> **To do**
The required output is the exact run of lines from the line containing "Emit a Python" to the line containing "import plotly.graph_objects as go", inclusive, and nothing besides.

☆ ☆ ☆ ☆ ☆ ☆ ☆

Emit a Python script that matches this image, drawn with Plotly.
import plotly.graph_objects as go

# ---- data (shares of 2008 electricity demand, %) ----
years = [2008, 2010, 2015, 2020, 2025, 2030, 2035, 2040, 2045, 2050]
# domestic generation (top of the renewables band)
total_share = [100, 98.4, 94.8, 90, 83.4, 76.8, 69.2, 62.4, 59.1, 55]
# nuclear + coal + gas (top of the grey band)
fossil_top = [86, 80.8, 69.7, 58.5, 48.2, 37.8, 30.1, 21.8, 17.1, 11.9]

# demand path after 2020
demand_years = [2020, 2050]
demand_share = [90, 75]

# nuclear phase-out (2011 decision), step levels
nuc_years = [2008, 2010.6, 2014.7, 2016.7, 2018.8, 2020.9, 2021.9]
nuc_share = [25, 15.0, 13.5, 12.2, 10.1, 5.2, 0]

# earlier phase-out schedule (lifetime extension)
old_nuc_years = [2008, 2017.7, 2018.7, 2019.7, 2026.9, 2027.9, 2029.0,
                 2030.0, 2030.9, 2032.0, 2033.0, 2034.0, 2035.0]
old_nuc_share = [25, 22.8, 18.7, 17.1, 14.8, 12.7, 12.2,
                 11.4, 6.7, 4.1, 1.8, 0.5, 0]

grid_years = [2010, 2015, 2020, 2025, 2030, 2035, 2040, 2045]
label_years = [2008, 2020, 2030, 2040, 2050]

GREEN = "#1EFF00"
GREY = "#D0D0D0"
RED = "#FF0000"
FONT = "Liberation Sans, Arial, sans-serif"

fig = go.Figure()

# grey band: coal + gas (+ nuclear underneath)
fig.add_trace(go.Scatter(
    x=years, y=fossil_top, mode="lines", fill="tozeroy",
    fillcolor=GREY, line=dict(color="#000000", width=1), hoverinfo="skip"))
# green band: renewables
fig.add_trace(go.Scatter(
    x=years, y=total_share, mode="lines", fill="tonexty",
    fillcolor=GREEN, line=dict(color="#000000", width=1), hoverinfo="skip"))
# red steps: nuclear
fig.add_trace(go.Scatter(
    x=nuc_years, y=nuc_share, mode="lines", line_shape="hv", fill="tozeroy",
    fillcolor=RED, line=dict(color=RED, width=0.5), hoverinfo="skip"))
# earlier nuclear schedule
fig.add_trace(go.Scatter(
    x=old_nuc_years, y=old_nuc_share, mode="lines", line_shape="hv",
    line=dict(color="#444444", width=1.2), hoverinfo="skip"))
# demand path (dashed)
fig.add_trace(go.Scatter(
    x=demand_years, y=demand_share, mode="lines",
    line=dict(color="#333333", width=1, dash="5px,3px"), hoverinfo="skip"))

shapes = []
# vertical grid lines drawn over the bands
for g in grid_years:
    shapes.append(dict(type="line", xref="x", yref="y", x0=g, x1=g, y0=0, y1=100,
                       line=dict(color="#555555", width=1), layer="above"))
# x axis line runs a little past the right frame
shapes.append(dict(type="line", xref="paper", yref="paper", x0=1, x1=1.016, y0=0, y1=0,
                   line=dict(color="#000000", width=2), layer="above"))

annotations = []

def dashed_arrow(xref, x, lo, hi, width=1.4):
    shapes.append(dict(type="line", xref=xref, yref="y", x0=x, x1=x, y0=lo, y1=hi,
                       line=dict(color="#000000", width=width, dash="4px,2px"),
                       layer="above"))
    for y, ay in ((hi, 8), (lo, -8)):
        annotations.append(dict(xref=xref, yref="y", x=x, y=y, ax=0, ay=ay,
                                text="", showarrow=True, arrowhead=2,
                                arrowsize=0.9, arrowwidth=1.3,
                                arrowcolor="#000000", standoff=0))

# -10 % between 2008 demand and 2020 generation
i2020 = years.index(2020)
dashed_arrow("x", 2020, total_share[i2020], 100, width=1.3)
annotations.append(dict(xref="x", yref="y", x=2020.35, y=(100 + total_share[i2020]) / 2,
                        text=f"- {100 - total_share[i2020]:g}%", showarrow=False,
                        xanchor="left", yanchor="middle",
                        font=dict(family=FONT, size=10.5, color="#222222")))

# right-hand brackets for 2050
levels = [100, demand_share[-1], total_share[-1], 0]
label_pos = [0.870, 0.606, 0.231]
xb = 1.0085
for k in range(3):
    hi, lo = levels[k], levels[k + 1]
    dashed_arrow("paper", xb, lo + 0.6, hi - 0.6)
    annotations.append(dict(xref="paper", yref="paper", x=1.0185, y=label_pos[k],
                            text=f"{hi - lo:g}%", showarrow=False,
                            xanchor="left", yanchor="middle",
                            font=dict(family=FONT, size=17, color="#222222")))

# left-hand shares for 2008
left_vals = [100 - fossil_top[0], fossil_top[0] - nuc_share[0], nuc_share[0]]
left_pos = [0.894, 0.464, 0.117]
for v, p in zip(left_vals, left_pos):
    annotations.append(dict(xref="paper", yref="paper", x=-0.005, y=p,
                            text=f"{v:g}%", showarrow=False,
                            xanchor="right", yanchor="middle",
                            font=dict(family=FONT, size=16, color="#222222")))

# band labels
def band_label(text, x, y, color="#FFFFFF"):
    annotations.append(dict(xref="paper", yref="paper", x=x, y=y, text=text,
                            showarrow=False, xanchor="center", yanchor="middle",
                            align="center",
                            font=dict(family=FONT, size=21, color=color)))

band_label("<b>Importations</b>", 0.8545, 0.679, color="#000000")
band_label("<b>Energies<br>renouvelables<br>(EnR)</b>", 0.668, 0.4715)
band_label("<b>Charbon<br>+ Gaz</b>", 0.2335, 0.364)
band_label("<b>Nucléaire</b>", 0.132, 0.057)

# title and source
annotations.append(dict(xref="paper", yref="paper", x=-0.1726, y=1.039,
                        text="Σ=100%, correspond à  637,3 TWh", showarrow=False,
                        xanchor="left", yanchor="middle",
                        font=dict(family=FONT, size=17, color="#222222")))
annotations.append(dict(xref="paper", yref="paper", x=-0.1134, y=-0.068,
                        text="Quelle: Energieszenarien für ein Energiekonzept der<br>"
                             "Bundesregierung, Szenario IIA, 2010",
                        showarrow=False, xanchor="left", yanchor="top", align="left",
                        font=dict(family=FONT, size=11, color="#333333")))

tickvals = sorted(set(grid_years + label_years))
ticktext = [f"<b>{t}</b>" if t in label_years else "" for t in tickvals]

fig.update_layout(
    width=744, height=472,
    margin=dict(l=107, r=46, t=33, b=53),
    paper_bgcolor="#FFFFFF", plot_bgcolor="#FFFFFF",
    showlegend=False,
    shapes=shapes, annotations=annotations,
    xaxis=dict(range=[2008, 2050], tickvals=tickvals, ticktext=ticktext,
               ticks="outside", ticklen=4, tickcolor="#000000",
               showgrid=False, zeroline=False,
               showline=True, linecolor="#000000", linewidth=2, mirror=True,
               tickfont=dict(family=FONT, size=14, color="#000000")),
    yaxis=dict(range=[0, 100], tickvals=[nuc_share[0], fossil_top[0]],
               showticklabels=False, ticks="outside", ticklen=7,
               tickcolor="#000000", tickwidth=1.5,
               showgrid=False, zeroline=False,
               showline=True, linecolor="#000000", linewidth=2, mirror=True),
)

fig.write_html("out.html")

☆ ☆ ☆ ☆ ☆ ☆ ☆

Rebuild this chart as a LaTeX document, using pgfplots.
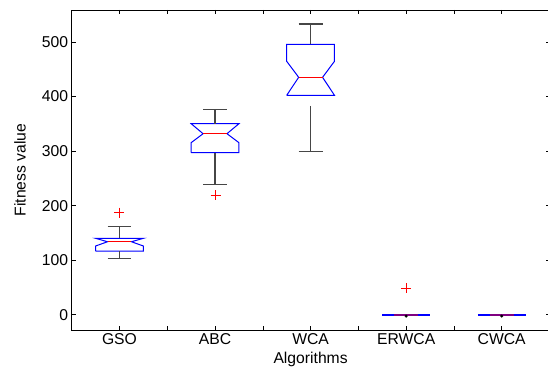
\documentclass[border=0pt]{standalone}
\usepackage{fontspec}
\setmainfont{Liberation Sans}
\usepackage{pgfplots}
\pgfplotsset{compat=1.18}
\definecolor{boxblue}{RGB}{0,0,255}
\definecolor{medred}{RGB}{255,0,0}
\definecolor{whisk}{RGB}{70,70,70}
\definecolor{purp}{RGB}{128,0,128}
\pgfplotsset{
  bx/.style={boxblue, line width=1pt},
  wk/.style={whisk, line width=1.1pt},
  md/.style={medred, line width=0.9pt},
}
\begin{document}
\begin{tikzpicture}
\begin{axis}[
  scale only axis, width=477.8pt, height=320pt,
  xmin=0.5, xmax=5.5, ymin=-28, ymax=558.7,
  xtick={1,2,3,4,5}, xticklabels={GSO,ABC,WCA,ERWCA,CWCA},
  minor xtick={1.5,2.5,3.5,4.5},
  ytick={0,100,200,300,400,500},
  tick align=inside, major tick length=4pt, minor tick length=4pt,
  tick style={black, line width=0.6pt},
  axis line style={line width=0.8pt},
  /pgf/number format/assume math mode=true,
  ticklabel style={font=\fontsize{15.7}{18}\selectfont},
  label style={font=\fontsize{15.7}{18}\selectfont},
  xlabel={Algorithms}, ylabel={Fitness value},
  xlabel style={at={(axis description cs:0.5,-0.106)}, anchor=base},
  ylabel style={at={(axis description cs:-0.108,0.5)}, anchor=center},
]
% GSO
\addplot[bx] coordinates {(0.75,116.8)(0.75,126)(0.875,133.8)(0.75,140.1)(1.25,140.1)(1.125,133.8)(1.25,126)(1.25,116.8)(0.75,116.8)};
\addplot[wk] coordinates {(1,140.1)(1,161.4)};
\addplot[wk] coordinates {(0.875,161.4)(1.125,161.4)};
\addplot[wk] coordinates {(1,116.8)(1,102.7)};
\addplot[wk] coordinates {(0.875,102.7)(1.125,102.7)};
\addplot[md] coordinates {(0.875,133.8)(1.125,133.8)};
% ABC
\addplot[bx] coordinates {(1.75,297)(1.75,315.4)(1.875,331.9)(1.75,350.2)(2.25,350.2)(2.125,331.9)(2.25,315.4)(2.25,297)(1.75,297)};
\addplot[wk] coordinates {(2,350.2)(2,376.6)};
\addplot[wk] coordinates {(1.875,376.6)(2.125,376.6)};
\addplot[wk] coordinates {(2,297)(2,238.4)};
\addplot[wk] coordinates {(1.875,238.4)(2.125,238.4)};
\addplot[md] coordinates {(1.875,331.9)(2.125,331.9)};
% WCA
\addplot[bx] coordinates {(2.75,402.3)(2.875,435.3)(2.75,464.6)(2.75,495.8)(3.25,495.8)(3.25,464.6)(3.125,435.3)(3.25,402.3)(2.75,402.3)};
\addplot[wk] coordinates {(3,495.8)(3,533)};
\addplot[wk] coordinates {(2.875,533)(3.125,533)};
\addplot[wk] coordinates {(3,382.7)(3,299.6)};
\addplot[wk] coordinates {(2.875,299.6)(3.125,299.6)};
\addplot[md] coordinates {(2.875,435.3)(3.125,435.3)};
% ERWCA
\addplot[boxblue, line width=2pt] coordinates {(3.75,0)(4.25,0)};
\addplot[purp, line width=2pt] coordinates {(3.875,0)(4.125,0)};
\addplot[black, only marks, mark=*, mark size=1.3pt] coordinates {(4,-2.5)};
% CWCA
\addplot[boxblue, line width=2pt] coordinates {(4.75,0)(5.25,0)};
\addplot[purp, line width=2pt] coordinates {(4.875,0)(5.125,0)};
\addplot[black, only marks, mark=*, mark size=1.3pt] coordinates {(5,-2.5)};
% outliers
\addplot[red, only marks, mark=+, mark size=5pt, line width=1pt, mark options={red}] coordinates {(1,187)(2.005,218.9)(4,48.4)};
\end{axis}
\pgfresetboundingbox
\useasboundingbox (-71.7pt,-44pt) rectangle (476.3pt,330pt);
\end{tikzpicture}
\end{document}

☆ ☆ ☆ ☆ ☆ ☆ ☆

> **Correct result**
Emit a Python script that matches this image, drawn with Plotly.
import plotly.graph_objects as go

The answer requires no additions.